We can approach the problem from various perspectives. Firstly we can create a machine learning model, train it on our data and test how well it copes with new examples. Other perspective is to create a lexical sentence analysis. While English has many rich ready to use tools, Polish language is far less global. Moreover lexical analysis is less researched than machine learning models. We decided to check how well does this approach make out with sentiment analysis.

We can divide lexical analysis into some steps. We need our articles being divided into sentences, and sentences into tokens – single words in general. That’s why we cleaned up text from unnecessary characters and abbreviations. Then we focused on lemmatisation, meaning process of extracting word’s canonical form or dictionary form. It will allow us to reduce word collection only to lemmas. We used a tool stanfordNLP – useful to recognize part of speech and word’s lemma.

Next we could attribute all words with their sentiment value. We use LOBI word set which is a collection of 3k words and it’s sentiment.

After all preprocessing we could dive into the essence of analysis. We use Spacy tool for Polish language to create a dependency tree. Let’s see how well it operates on a sentence “The sun was shining, and there was a light wind”.

Simple Sentence

But wait – what is the point of Dependency Parsing while we could just count positive and negative words in sentence? For simple sentence it is just enough, but for complex ones ex. “John have helped poor people, but in fact he is a thief” the result would be far from expected. That’s why we divided complex sentences into component parts, using Universal Dependencies tag set. All particles were attached with suitable sentiment value. We need to gather rules how to compare sentences properly. Let’s see an example sentence “Ann had many friends, however she was lonely”. The conj – conjunct tag is the one to divide sentence into logical parts.

first component

second component

Then we compute sentiment of compound sentence, for the first part it is positive, while for second – negative. How to say what is total sentiment? We check what conjunct connects two compounds, “however” in this case. It means second compound is more important, that’s why we would assign the sentence with negative sentiment.

Eventually we tested how well does the algorithm work with larger datasets. We gathered sample of labeled data – positive, neutral, negative and mixed sentiment from books, politician transcripts and reviews. 

confusion matrix

We can see in many cases sentences were wrongly assigned as negative while they were neutral. It is because dataset is ill-balanced.

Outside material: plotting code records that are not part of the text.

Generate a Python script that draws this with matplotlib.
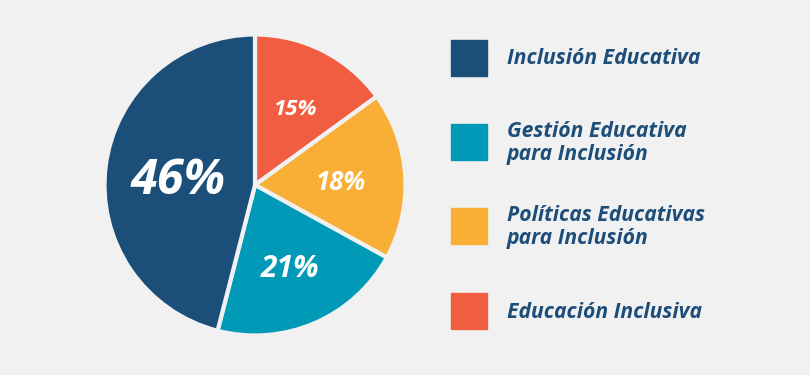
import matplotlib
matplotlib.use("Agg")
import matplotlib.pyplot as plt
from matplotlib.patches import Rectangle
import numpy as np

# datos del gráfico
categorias = ["Educación Inclusiva", "Políticas Educativas\npara Inclusión",
              "Gestión Educativa\npara Inclusión", "Inclusión Educativa"]
valores = [15, 18, 21, 46]
colores = ["#f05d41", "#f9ae35", "#009ab8", "#1b4f79"]
tam_etiqueta = [16, 18.5, 21.5, 35]   # tamaño de fuente de cada porcentaje
dist_etiqueta = [0.59, 0.58, 0.59, 0.52]

fondo = "#f1f1f1"
azul_texto = "#1d4e7a"
fuente = "Open Sans"

fig = plt.figure(figsize=(8.1, 3.75), dpi=100)
fig.patch.set_facecolor(fondo)

# pastel: centro (255,185) px, radio ~149 px
cx, cy, r = 255, 185, 149
ax = fig.add_axes([(cx - 150) / 810, (375 - cy - 150) / 375, 300 / 810, 300 / 375])
ax.set_facecolor(fondo)
wedges, _ = ax.pie(valores, colors=colores, startangle=90, counterclock=False,
                   radius=1.01,
                   wedgeprops=dict(edgecolor=fondo, linewidth=3))
lim = 150 / r
ax.set_xlim(-lim, lim)
ax.set_ylim(-lim, lim)
ax.set_aspect("equal")
ax.axis("off")

for w, v, fs, d in zip(wedges, valores, tam_etiqueta, dist_etiqueta):
    ang = np.deg2rad((w.theta1 + w.theta2) / 2)
    ax.text(d * np.cos(ang), d * np.sin(ang), f"{v}%", ha="center",
            va="center_baseline", color="white", fontsize=fs, fontweight="bold",
            fontstyle="italic", family=fuente)

# leyenda dibujada a mano
lg = fig.add_axes([0, 0, 1, 1])
lg.set_xlim(0, 810)
lg.set_ylim(375, 0)
lg.axis("off")
orden = [3, 2, 1, 0]
y_centros = [58, 142, 226, 311]
for i, yc in zip(orden, y_centros):
    lg.add_patch(Rectangle((451, yc - 18), 36, 36, color=colores[i]))
    lg.text(507, yc + 1, categorias[i], ha="left", va="center", color=azul_texto,
            fontsize=15.2, fontweight="bold", fontstyle="italic", family=fuente,
            linespacing=1.1)

fig.savefig("out.png", dpi=100, facecolor=fondo)
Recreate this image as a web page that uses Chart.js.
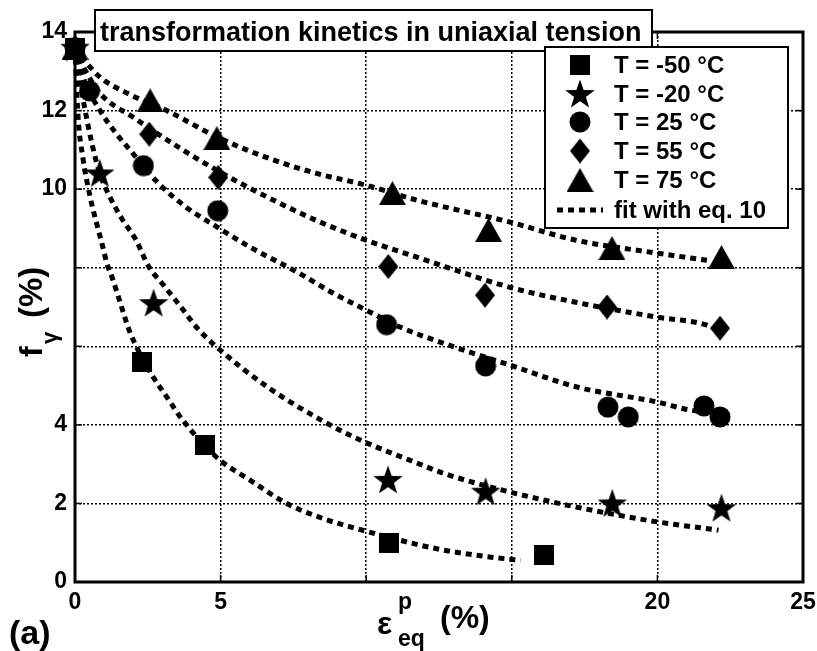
<!DOCTYPE html>
<html><head><meta charset="utf-8">
<script src="https://cdn.jsdelivr.net/npm/chart.js@4/dist/chart.umd.min.js"></script>
<style>html,body{margin:0;padding:0;background:#fff;}canvas{display:block;}</style>
</head><body>
<canvas id="c" width="817" height="651"></canvas>
<script>
// ---- data ----
const seriesLabels = ['T = -50 °C', 'T = -20 °C', 'T = 25 °C', 'T = 55 °C', 'T = 75 °C'];
const fitLabel = 'fit with eq. 10';
const titleText = 'transformation kinetics in uniaxial tension';
const xTickLabels = ['0', '5', '', '', '20', '25'];
const yTickLabels = ['0', '2', '4', '', '', '10', '12', '14'];

// measured points
const pM50x = [0, 2.3, 4.45, 10.8, 16.1];
const pM50y = [13.6, 5.6, 3.5, 1.0, 0.7];
const pM20x = [0, 0.85, 2.7, 10.75, 14.1, 18.45, 22.2];
const pM20y = [13.6, 10.4, 7.1, 2.6, 2.3, 2.0, 1.88];
const p25x = [0, 0.5, 2.35, 4.9, 10.7, 14.1, 18.3, 19.0, 21.6, 22.15];
const p25y = [13.6, 12.5, 10.6, 9.45, 6.55, 5.5, 4.45, 4.2, 4.48, 4.2];
const p55x = [0, 2.55, 4.92, 10.76, 14.08, 18.27, 22.15];
const p55y = [13.6, 11.4, 10.3, 8.03, 7.3, 7.0, 6.46];
const p75x = [0, 2.58, 4.87, 10.9, 14.2, 18.44, 22.2];
const p75y = [13.6, 12.26, 11.3, 9.9, 8.96, 8.5, 8.27];

// fitted curves
const fM50x = [0, 0.1, 0.27, 0.52, 0.76, 0.93, 1.1, 1.27, 1.55, 1.82, 2.0, 2.64, 3.16, 3.67, 4.9, 6.0, 7.27, 8.5, 9.96, 11.5, 12.6, 14.0, 15.3];
const fM50y = [13.6, 11.9, 10.8, 9.8, 9.08, 8.6, 8.1, 7.76, 7.12, 6.49, 6.16, 5.27, 4.7, 4.15, 3.15, 2.6, 2.0, 1.62, 1.3, 1.0, 0.82, 0.66, 0.55];
const fM20x = [0, 0.3, 0.6, 0.85, 1.2, 1.6, 2.1, 2.5, 3.1, 3.67, 4.2, 4.87, 6.6, 8.65, 9.96, 11.74, 12.64, 14.94, 17.2, 20.0, 22.1];
const fM20y = [13.6, 12.2, 11.1, 10.4, 9.8, 9.26, 8.7, 8.07, 7.5, 6.97, 6.46, 5.98, 4.97, 4.04, 3.56, 3.03, 2.77, 2.29, 1.91, 1.53, 1.32];
const f25x = [0, 0.3, 0.86, 1.43, 2.0, 2.8, 3.8, 4.87, 6.0, 7.7, 8.87, 10.0, 11.16, 12.64, 14.94, 17.2, 20.0, 21.1, 22.1];
const f25y = [13.6, 12.8, 12.0, 11.4, 10.9, 10.2, 9.55, 9.04, 8.53, 7.86, 7.35, 6.92, 6.49, 6.08, 5.52, 4.97, 4.58, 4.38, 4.3];
const f55x = [0, 0.3, 0.86, 2.0, 3.7, 4.87, 6.6, 8.3, 10.0, 11.74, 14.94, 17.2, 20.0, 21.7, 22.1];
const f55y = [13.6, 13.1, 12.44, 11.83, 11.0, 10.48, 9.8, 9.2, 8.7, 8.27, 7.5, 7.12, 6.74, 6.54, 6.4];
const f75x = [0, 0.3, 0.86, 1.8, 3.15, 4.87, 6.6, 8.3, 10.0, 11.74, 14.94, 17.2, 20.0, 21.7];
const f75y = [13.6, 13.3, 12.85, 12.44, 12.0, 11.33, 10.8, 10.4, 10.1, 9.72, 9.16, 8.7, 8.37, 8.19];

// ---- marker images ----
function mk(w, h, draw) {
  const c = document.createElement('canvas'); c.width = w; c.height = h;
  const g = c.getContext('2d'); g.fillStyle = '#000'; draw(g, w, h); return c;
}
const mSquare = mk(20, 20, (g, w, h) => g.fillRect(0, 0, w, h));
const mStar = mk(32, 32, (g) => {
  g.beginPath();
  for (let i = 0; i < 10; i++) {
    const r = i % 2 ? 6.2 : 15.5, a = -Math.PI / 2 + i * Math.PI / 5;
    const px = 16 + r * Math.cos(a), py = 17 + r * Math.sin(a);
    i ? g.lineTo(px, py) : g.moveTo(px, py);
  }
  g.closePath(); g.fill();
});
const mCircle = mk(22, 22, (g) => { g.beginPath(); g.arc(11, 11, 10.5, 0, Math.PI * 2); g.fill(); });
const mDiamond = mk(20, 25, (g, w, h) => {
  g.beginPath(); g.moveTo(w / 2, 0); g.lineTo(w, h / 2); g.lineTo(w / 2, h); g.lineTo(0, h / 2); g.closePath(); g.fill();
});
const mTriangle = mk(27, 24, (g, w, h) => {
  g.beginPath(); g.moveTo(w / 2, 0); g.lineTo(w, h); g.lineTo(0, h); g.closePath(); g.fill();
});
const markers = [mSquare, mStar, mCircle, mDiamond, mTriangle];

const zip = (xs, ys) => xs.map((v, i) => ({x: v, y: ys[i]}));
const pts = [[pM50x, pM50y], [pM20x, pM20y], [p25x, p25y], [p55x, p55y], [p75x, p75y]];
const fits = [[fM50x, fM50y], [fM20x, fM20y], [f25x, f25y], [f55x, f55y], [f75x, f75y]];

const datasets = [];
pts.forEach((p, i) => datasets.push({
  label: seriesLabels[i], data: zip(p[0], p[1]), showLine: false,
  pointStyle: markers[i], pointRadius: 10, backgroundColor: '#000', borderColor: '#000', clip: false
}));
fits.forEach((f, i) => datasets.push({
  label: i === 0 ? fitLabel : fitLabel + ' ' + i, data: zip(f[0], f[1]), showLine: true,
  pointRadius: 0, borderColor: '#000', borderWidth: 5, borderDash: [6, 5], borderCapStyle: 'butt',
  cubicInterpolationMode: 'monotone', fill: false, clip: false
}));

const FONT = '"Liberation Sans", Arial, sans-serif';

const overlay = {
  id: 'overlay',
  beforeDatasetsDraw(chart) {
    const {ctx, chartArea: a, scales: {x, y}} = chart;
    ctx.save();
    ctx.strokeStyle = '#000';
    ctx.lineWidth = 1.5;
    const tl = 7;
    const ln = (x1, y1, x2, y2) => { ctx.beginPath(); ctx.moveTo(x1, y1); ctx.lineTo(x2, y2); ctx.stroke(); };
    x.ticks.forEach(t => {
      if (t.value <= x.min || t.value >= x.max) return;
      const px = x.getPixelForValue(t.value);
      ln(px, a.bottom, px, a.bottom - tl); ln(px, a.top, px, a.top + tl);
    });
    y.ticks.forEach(t => {
      if (t.value <= y.min || t.value >= y.max) return;
      const py = y.getPixelForValue(t.value);
      ln(a.left, py, a.left + tl, py); ln(a.right, py, a.right - tl, py);
    });
    ctx.lineWidth = 3;
    ctx.strokeRect(a.left, a.top, a.right - a.left, a.bottom - a.top);
    ctx.restore();
  },
  afterDraw(chart) {
    const {ctx} = chart;
    ctx.save();
    ctx.fillStyle = '#000';
    // title box
    ctx.fillStyle = '#fff'; ctx.fillRect(95, 10, 557, 41);
    ctx.strokeStyle = '#000'; ctx.lineWidth = 2; ctx.strokeRect(95, 10, 557, 41);
    ctx.fillStyle = '#000'; ctx.font = 'bold 27px ' + FONT; ctx.textBaseline = 'alphabetic'; ctx.textAlign = 'left';
    ctx.fillText(titleText, 100, 41);
    // legend box
    const lx = 545, ly = 47, lw = 243, lh = 181;
    ctx.fillStyle = '#fff'; ctx.fillRect(lx, ly, lw, lh);
    ctx.lineWidth = 2; ctx.strokeRect(lx, ly, lw, lh);
    ctx.fillStyle = '#000'; ctx.font = 'bold 24px ' + FONT; ctx.textBaseline = 'middle';
    const rows = [65, 94, 122, 151, 180, 210];
    seriesLabels.forEach((s, i) => {
      const m = markers[i];
      ctx.drawImage(m, 580 - m.width / 2, rows[i] - m.height / 2);
      ctx.fillText(s, 614, rows[i] + 1);
    });
    ctx.save(); ctx.lineWidth = 5; ctx.setLineDash([6, 5]); ctx.beginPath();
    ctx.moveTo(557, rows[5]); ctx.lineTo(603, rows[5]); ctx.stroke(); ctx.restore();
    ctx.fillText(fitLabel, 614, rows[5] + 1);
    // x axis title
    ctx.textBaseline = 'alphabetic';
    ctx.font = 'bold 32px ' + FONT; ctx.fillText('ε', 377, 634);
    ctx.font = 'bold 23px ' + FONT; ctx.fillText('p', 398, 609); ctx.fillText('eq', 398, 646);
    ctx.font = 'bold 32px ' + FONT; ctx.fillText('(%)', 440, 628);
    // y axis title
    ctx.save(); ctx.translate(42, 357); ctx.rotate(-Math.PI / 2);
    ctx.font = 'bold 32px ' + FONT; ctx.fillText('f', 0, 0);
    ctx.font = 'bold 22px ' + FONT; ctx.fillText('γ', 13, 15);
    ctx.font = 'bold 33px ' + FONT; ctx.fillText('(%)', 39, 0);
    ctx.restore();
    // panel label
    ctx.font = 'bold 34px ' + FONT; ctx.fillText('(a)', 9, 644);
    ctx.restore();
  }
};

const gridColor = (max) => (c) => (c.tick && (c.tick.value === 0 || c.tick.value === max)) ? 'rgba(0,0,0,0)' : '#000';

new Chart(document.getElementById('c'), {
  type: 'scatter',
  data: {datasets},
  plugins: [overlay],
  options: {
    responsive: false, animation: false, events: [],
    layout: {padding: {top: 32, right: 14, left: 0, bottom: 0}},
    plugins: {legend: {display: false}, tooltip: {enabled: false}, title: {display: false}},
    scales: {
      x: {
        type: 'linear', min: 0, max: 25,
        afterFit: s => { s.height = 69; s.paddingLeft = 0; s.paddingRight = 0; },
        ticks: {stepSize: 5, padding: 7, color: '#000', font: {family: FONT, size: 23, weight: 'bold'},
          maxRotation: 0, autoSkip: false, callback: (v, i) => xTickLabels[i]},
        grid: {color: gridColor(25), lineWidth: 1.5, drawTicks: false},
        border: {display: false, dash: [2, 2]}
      },
      y: {
        type: 'linear', min: 0, max: 14,
        afterFit: s => { s.width = 75; s.paddingTop = 0; s.paddingBottom = 0; },
        ticks: {stepSize: 2, padding: 8, color: '#000', font: {family: FONT, size: 23, weight: 'bold'},
          autoSkip: false, callback: (v, i) => yTickLabels[i]},
        grid: {color: gridColor(14), lineWidth: 1.5, drawTicks: false},
        border: {display: false, dash: [2, 2]}
      }
    }
  }
});
</script>
</body></html>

Lastly we can consider other examples of sentences, that does not fit to our model, and leave a space for it’s development. For instance while having a sentence: “Ann is not intelligent, but Mark is fabulous. ” it is hard to say whether it is positive or negative. We would rather say it has got mixed sentiment and compounds should be treated separately.

Summary

To sum up, this articles shows how to systematize emotions and sentiment in text. Starting with clean-up and lemmatization until complex sentence division and rule classification. It is worth mentioning, well-balanced sentiment word set could optimize effectiveness of an algorithm. Please note, this is only one approach and does not exhaust the whole topic.